Repeat the data that follows, word for word, without the images.

** Start **

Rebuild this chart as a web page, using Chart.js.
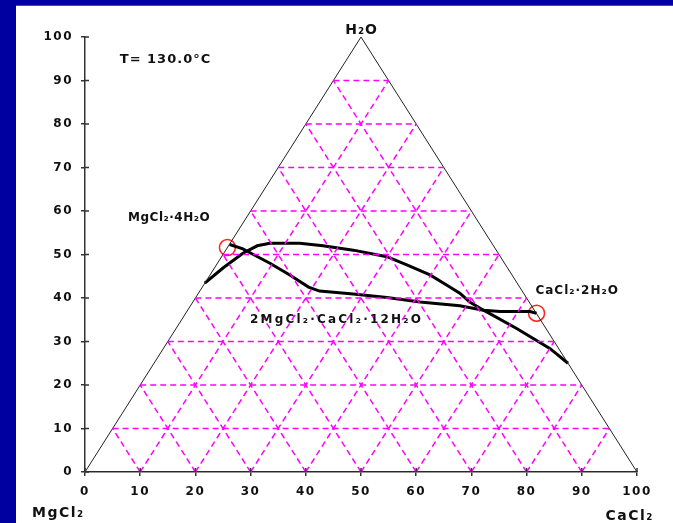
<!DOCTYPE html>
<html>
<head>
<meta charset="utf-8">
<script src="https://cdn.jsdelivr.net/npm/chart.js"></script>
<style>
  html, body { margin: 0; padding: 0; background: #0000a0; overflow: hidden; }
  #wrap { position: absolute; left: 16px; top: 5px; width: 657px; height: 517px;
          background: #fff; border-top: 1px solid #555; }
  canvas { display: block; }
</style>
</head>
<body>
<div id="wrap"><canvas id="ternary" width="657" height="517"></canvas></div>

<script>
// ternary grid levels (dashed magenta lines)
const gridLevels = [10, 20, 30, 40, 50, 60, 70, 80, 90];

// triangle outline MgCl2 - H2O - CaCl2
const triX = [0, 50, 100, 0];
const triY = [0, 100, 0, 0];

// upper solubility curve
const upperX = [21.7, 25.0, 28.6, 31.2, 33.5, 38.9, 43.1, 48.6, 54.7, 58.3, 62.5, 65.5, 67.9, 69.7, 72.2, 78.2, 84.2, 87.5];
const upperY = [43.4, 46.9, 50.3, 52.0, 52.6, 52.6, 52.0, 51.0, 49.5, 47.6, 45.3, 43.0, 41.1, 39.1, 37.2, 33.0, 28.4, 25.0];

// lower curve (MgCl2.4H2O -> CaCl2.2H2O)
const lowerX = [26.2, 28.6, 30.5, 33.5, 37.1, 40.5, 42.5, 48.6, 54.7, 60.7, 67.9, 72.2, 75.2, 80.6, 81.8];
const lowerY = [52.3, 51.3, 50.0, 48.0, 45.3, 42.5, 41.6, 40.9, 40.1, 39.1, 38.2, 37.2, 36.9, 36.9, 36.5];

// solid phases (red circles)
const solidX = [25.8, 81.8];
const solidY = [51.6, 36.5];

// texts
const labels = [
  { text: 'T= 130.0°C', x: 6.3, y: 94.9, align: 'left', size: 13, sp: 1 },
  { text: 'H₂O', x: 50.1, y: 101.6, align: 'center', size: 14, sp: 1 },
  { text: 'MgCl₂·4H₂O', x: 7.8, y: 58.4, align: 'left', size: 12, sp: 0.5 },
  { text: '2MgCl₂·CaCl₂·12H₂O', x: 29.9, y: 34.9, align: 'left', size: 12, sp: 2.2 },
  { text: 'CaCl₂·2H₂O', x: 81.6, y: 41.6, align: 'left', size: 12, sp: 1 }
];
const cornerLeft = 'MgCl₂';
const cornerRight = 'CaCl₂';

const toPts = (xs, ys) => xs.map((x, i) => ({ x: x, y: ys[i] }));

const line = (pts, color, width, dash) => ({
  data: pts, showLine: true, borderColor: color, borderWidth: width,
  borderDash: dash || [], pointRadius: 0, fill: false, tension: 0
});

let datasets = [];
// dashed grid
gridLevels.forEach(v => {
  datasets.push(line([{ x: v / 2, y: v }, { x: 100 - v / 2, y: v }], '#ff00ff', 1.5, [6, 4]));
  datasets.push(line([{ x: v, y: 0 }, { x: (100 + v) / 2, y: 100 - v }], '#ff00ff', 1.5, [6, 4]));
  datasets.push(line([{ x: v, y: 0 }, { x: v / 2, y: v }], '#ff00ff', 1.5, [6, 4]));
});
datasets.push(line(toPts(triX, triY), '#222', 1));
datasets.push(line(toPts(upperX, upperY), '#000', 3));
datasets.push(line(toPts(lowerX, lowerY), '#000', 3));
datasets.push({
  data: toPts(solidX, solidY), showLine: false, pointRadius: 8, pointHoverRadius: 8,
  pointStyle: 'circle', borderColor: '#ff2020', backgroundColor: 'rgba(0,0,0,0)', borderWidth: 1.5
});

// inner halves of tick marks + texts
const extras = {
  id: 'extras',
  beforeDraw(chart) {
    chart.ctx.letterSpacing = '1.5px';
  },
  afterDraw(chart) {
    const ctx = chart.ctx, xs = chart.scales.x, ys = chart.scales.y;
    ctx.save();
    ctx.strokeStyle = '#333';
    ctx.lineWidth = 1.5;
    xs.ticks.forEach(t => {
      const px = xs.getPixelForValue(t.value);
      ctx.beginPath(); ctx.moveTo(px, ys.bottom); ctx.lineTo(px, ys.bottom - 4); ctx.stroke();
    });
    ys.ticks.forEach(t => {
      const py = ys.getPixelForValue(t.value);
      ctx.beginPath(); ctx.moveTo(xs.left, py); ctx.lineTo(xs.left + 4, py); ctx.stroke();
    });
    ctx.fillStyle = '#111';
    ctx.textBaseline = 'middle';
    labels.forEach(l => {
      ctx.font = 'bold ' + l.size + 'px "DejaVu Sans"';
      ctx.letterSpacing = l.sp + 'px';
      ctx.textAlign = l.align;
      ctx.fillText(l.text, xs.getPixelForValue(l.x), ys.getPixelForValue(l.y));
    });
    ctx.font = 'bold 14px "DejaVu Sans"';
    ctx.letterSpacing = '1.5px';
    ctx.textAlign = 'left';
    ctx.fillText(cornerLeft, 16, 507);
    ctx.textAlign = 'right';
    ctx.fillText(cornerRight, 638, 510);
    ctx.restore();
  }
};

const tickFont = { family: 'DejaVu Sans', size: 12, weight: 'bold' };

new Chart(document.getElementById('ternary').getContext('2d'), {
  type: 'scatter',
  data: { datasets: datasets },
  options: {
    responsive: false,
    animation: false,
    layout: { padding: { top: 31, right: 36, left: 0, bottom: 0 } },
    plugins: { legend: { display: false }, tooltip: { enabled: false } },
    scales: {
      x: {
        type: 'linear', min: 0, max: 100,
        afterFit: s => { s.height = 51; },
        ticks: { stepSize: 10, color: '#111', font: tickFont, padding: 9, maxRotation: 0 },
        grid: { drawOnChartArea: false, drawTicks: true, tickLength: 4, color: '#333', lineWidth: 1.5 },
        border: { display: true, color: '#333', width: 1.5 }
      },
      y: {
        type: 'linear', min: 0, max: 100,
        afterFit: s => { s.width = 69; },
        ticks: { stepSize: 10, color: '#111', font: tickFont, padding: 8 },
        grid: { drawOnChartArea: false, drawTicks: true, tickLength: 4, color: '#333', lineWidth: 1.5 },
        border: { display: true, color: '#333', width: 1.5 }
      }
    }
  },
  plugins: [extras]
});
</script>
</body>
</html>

** End **

**Problem solution:**
Rebuild this chart as a web page, using Chart.js.
<!DOCTYPE html>
<html>
<head>
<meta charset="utf-8">
<script src="https://cdn.jsdelivr.net/npm/chart.js"></script>
<style>
  html, body { margin: 0; padding: 0; background: #0000a0; overflow: hidden; }
  #wrap { position: absolute; left: 16px; top: 5px; width: 657px; height: 517px;
          background: #fff; border-top: 1px solid #555; }
  canvas { display: block; }
</style>
</head>
<body>
<div id="wrap"><canvas id="ternary" width="657" height="517"></canvas></div>

<script>
// ternary grid levels (dashed magenta lines)
const gridLevels = [10, 20, 30, 40, 50, 60, 70, 80, 90];

// triangle outline MgCl2 - H2O - CaCl2
const triX = [0, 50, 100, 0];
const triY = [0, 100, 0, 0];

// upper solubility curve
const upperX = [21.7, 25.0, 28.6, 31.2, 33.5, 38.9, 43.1, 48.6, 54.7, 58.3, 62.5, 65.5, 67.9, 69.7, 72.2, 78.2, 84.2, 87.5];
const upperY = [43.4, 46.9, 50.3, 52.0, 52.6, 52.6, 52.0, 51.0, 49.5, 47.6, 45.3, 43.0, 41.1, 39.1, 37.2, 33.0, 28.4, 25.0];

// lower curve (MgCl2.4H2O -> CaCl2.2H2O)
const lowerX = [26.2, 28.6, 30.5, 33.5, 37.1, 40.5, 42.5, 48.6, 54.7, 60.7, 67.9, 72.2, 75.2, 80.6, 81.8];
const lowerY = [52.3, 51.3, 50.0, 48.0, 45.3, 42.5, 41.6, 40.9, 40.1, 39.1, 38.2, 37.2, 36.9, 36.9, 36.5];

// solid phases (red circles)
const solidX = [25.8, 81.8];
const solidY = [51.6, 36.5];

// texts
const labels = [
  { text: 'T= 130.0°C', x: 6.3, y: 94.9, align: 'left', size: 13, sp: 1 },
  { text: 'H₂O', x: 50.1, y: 101.6, align: 'center', size: 14, sp: 1 },
  { text: 'MgCl₂·4H₂O', x: 7.8, y: 58.4, align: 'left', size: 12, sp: 0.5 },
  { text: '2MgCl₂·CaCl₂·12H₂O', x: 29.9, y: 34.9, align: 'left', size: 12, sp: 2.2 },
  { text: 'CaCl₂·2H₂O', x: 81.6, y: 41.6, align: 'left', size: 12, sp: 1 }
];
const cornerLeft = 'MgCl₂';
const cornerRight = 'CaCl₂';

const toPts = (xs, ys) => xs.map((x, i) => ({ x: x, y: ys[i] }));

const line = (pts, color, width, dash) => ({
  data: pts, showLine: true, borderColor: color, borderWidth: width,
  borderDash: dash || [], pointRadius: 0, fill: false, tension: 0
});

let datasets = [];
// dashed grid
gridLevels.forEach(v => {
  datasets.push(line([{ x: v / 2, y: v }, { x: 100 - v / 2, y: v }], '#ff00ff', 1.5, [6, 4]));
  datasets.push(line([{ x: v, y: 0 }, { x: (100 + v) / 2, y: 100 - v }], '#ff00ff', 1.5, [6, 4]));
  datasets.push(line([{ x: v, y: 0 }, { x: v / 2, y: v }], '#ff00ff', 1.5, [6, 4]));
});
datasets.push(line(toPts(triX, triY), '#222', 1));
datasets.push(line(toPts(upperX, upperY), '#000', 3));
datasets.push(line(toPts(lowerX, lowerY), '#000', 3));
datasets.push({
  data: toPts(solidX, solidY), showLine: false, pointRadius: 8, pointHoverRadius: 8,
  pointStyle: 'circle', borderColor: '#ff2020', backgroundColor: 'rgba(0,0,0,0)', borderWidth: 1.5
});

// inner halves of tick marks + texts
const extras = {
  id: 'extras',
  beforeDraw(chart) {
    chart.ctx.letterSpacing = '1.5px';
  },
  afterDraw(chart) {
    const ctx = chart.ctx, xs = chart.scales.x, ys = chart.scales.y;
    ctx.save();
    ctx.strokeStyle = '#333';
    ctx.lineWidth = 1.5;
    xs.ticks.forEach(t => {
      const px = xs.getPixelForValue(t.value);
      ctx.beginPath(); ctx.moveTo(px, ys.bottom); ctx.lineTo(px, ys.bottom - 4); ctx.stroke();
    });
    ys.ticks.forEach(t => {
      const py = ys.getPixelForValue(t.value);
      ctx.beginPath(); ctx.moveTo(xs.left, py); ctx.lineTo(xs.left + 4, py); ctx.stroke();
    });
    ctx.fillStyle = '#111';
    ctx.textBaseline = 'middle';
    labels.forEach(l => {
      ctx.font = 'bold ' + l.size + 'px "DejaVu Sans"';
      ctx.letterSpacing = l.sp + 'px';
      ctx.textAlign = l.align;
      ctx.fillText(l.text, xs.getPixelForValue(l.x), ys.getPixelForValue(l.y));
    });
    ctx.font = 'bold 14px "DejaVu Sans"';
    ctx.letterSpacing = '1.5px';
    ctx.textAlign = 'left';
    ctx.fillText(cornerLeft, 16, 507);
    ctx.textAlign = 'right';
    ctx.fillText(cornerRight, 638, 510);
    ctx.restore();
  }
};

const tickFont = { family: 'DejaVu Sans', size: 12, weight: 'bold' };

new Chart(document.getElementById('ternary').getContext('2d'), {
  type: 'scatter',
  data: { datasets: datasets },
  options: {
    responsive: false,
    animation: false,
    layout: { padding: { top: 31, right: 36, left: 0, bottom: 0 } },
    plugins: { legend: { display: false }, tooltip: { enabled: false } },
    scales: {
      x: {
        type: 'linear', min: 0, max: 100,
        afterFit: s => { s.height = 51; },
        ticks: { stepSize: 10, color: '#111', font: tickFont, padding: 9, maxRotation: 0 },
        grid: { drawOnChartArea: false, drawTicks: true, tickLength: 4, color: '#333', lineWidth: 1.5 },
        border: { display: true, color: '#333', width: 1.5 }
      },
      y: {
        type: 'linear', min: 0, max: 100,
        afterFit: s => { s.width = 69; },
        ticks: { stepSize: 10, color: '#111', font: tickFont, padding: 8 },
        grid: { drawOnChartArea: false, drawTicks: true, tickLength: 4, color: '#333', lineWidth: 1.5 },
        border: { display: true, color: '#333', width: 1.5 }
      }
    }
  },
  plugins: [extras]
});
</script>
</body>
</html>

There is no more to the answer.